After Fidel quietly stepped down from leadership in January of 2008, Raúl Castro loosened economic restrictions and encouraged the slow burgeoning of a private sector, granting 250,000 licenses for new small businesses. The lucky few who can afford these licenses now legally drive taxis, offer a room for tourists to spend the night, or run a small restaurant out of their home. Although the government still employs 80 percent of the work force, the sixth Communist Party Congress this April ratified the first major adjustment of their Soviet-style economic model. While change has been slow in coming -- Cubans still can't buy or sell homes or cars, and businesses are still heavily regulated -- Raúl's regime is attempting to bolster trade, devaluing the tourist currency by 8 percent and lowering bulk prices on Monday to simulate a whole-sale market.
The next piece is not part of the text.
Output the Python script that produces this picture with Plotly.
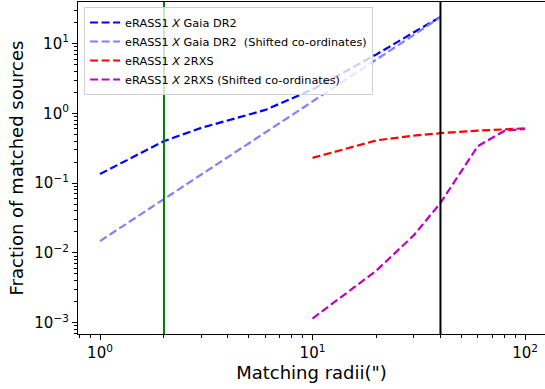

But the transition to increased economic freedom has been difficult. Raúl originally announced the scheduled lay-offs of a million government workers this winter, a decision he was forced to postpone this spring due to Cuba's faltering economy.
This restructuring could lead Cuba to greater self-reliance, something the government has sought since the loss of Soviet sugar subsidies. Venezuela currently provides Cuba more than 115,000 subsidized barrels of oil a day, but Anya Landau French, the Director of the New American Foundation's U.S.-Cuba Policy Initiative, said Cuba's relationship with Venezuela is different than their past relationship with the Soviets. Since the Special Period, Cuba has diversified its exports. She says if Venezuela abruptly cut ties with Cuba, "Cuba would be staring a similar moment in the face, but it wouldn't be quite as bad or as shocking. They've been trying to wean off a single-benefactor system. The reform process has just been going very slowly, in part because Raúl doesn't want to make any mistakes, and in part because there are still hardliners in the Cuban elite who are nervous about the dangers of market capitalism."